Friday, March 31, 2017

The Morning Call--Trump seems more reasonable on NAFTA

The Morning Call


I will be out of town on family business this weekend.  No Closing Bell.  See you on Monday.

The Market

The indices (DJIA 20728, S&P 2368) had a decent day.  Volume rose slightly; breadth improved.   The VIX (11.5) was up 1 ½ %, ending back above the lower boundary of its very short term uptrend (voiding the break), below its 100 day moving average (now resistance), below its 200 day moving average (now resistance) and in a short term downtrend.  Its rebound leaves complacency on the table, barely.
The Dow closed [a] above its 100 day moving average, now support, [b] above its 200 day moving average, now support, [c] in a short term uptrend {19202-21498}, [c] in an intermediate term uptrend {11884-24736} and [d] in a long term uptrend {5751-23298}.

The S&P finished [a] above its 100 day moving average, now support, [b] above its 200 day moving average, now support, [c] within a short term uptrend {2244-2577}, [d] in an intermediate uptrend {2077-2681} and [e] in a long term uptrend {905-2591}.

The long Treasury was down .75%, remaining above its 100 day moving average (now support), below its 200 day moving average (now resistance), below a minor resistance level, in a very short term downtrend and in a short term trading range.
GLD fell .75%, but still closed above its 100 day moving average (now support), below its 200 day moving average (now resistance) and within a short term downtrend. 

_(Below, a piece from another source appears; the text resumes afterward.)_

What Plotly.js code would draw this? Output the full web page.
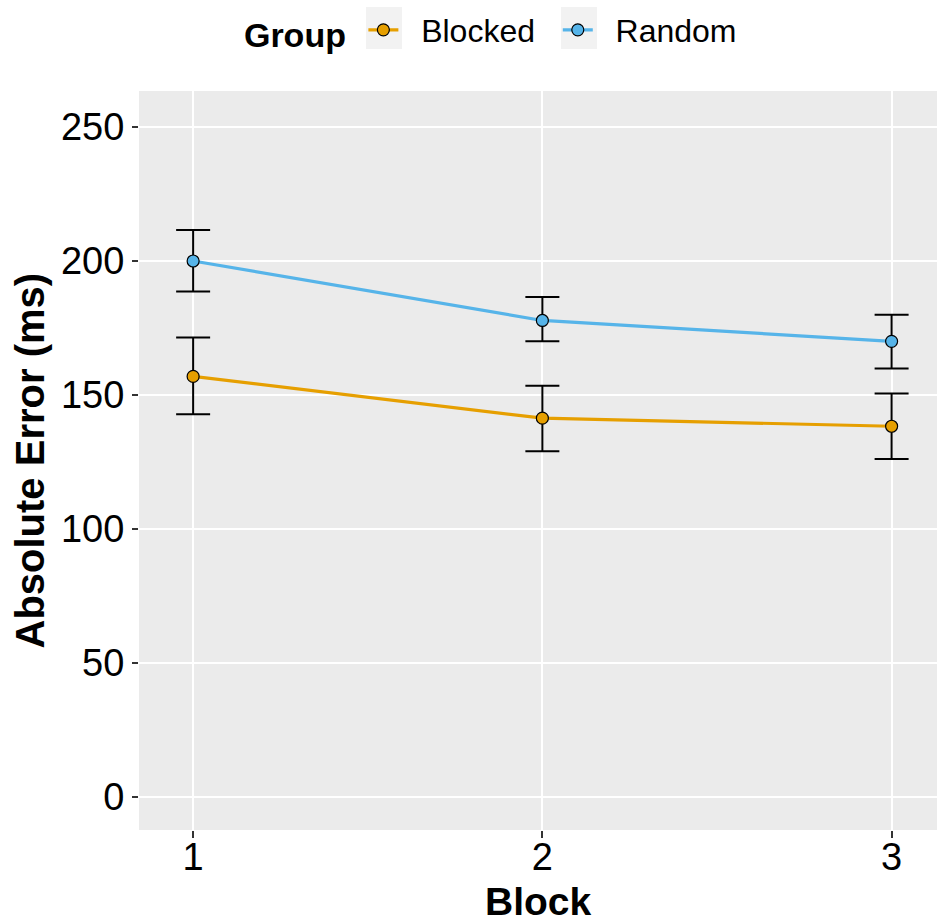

The dollar increased .5%, ending below its 100 day moving average (now resistance), above but near its 200 day moving averages (now support) and in a short term uptrend.

Oil has turned in three back to back to back strong daily price performances, though it remains in a very short term downtrend.  The driver seems to be comments that OPEC would extend its production cuts---which we already knew.

Bottom line: while the indices were up, they are still within very short term downtrends; so the question remains, was the recent downdraft part of a consolidation move or marked a change of direction.  Bonds, gold, oil and the dollar all supported the recent rebirth of the Trump (reflation) trade. 



            There were two economic datapoints released yesterday:  weekly jobless claims fell less than expected; by far the more important was the final fourth quarter GDP growth revision which came in slightly better than first stated. 

            ***overnight, the March EU CPI came in lower than anticipated; March Japanese industrial production was better than expected and March Chinese manufacturing and nonmanufacturing PMI were the highest in five years.

            Other developments worth mentioning:

(1)   the politics of fiscal policy don’t seem to be improving, notwithstanding Ryan’s recent encouraging comments.  Trump first expressed the willingness to negotiate with the dem’s---which could be tough given his prior inflammatory comments on that august body.  Ryan responded with ‘no way, Melvin’.  So the Donald has done the next worse thing---piss off the Freedom Caucus. 

                       And the response.

(2)   the CBO warned of the dangers of sustained debt growth.  Thanks.  But Reinhart and Rogoff already told us that several years ago.  Still if the problems with excessive deficits/debt are finally impinging on bureaucratic consciousness, then I guess that qualifies as plus. [medium]

                And the federal government is not the only entity with excessive debt (medium):

(3)   trade policy sneaked back into the headlines as the Donald is reportedly studying ways to penalize ‘currency manipulators’.  If he really follows through with this [another negotiating ploy? see below], it could undo so much of the good generated by deregulation.

On the other hand, the White House has also prepared a draft of a letter that would initiate discussions for changes in NAFTA.  Congress has to accede to the language.  But with that caveat, the major changes [at least as I understand them], that Trump is trying to implement are [a] to stop non NAFTA countries from sending their products through a NAFTA country to avoid tariffs and [b] to level the field on taxes---Mexico and Canada rebate VAT taxes on exports but the US has nothing to rebate, disadvantaging US companies.  Both of those issues seem perfectly reasonable to me (again assuming I have their intent correct); so this first step in amending NAFTA is less negative to trade than I had originally feared.  At least in this case, it appears that all that campaign rhetoric was a negotiating position.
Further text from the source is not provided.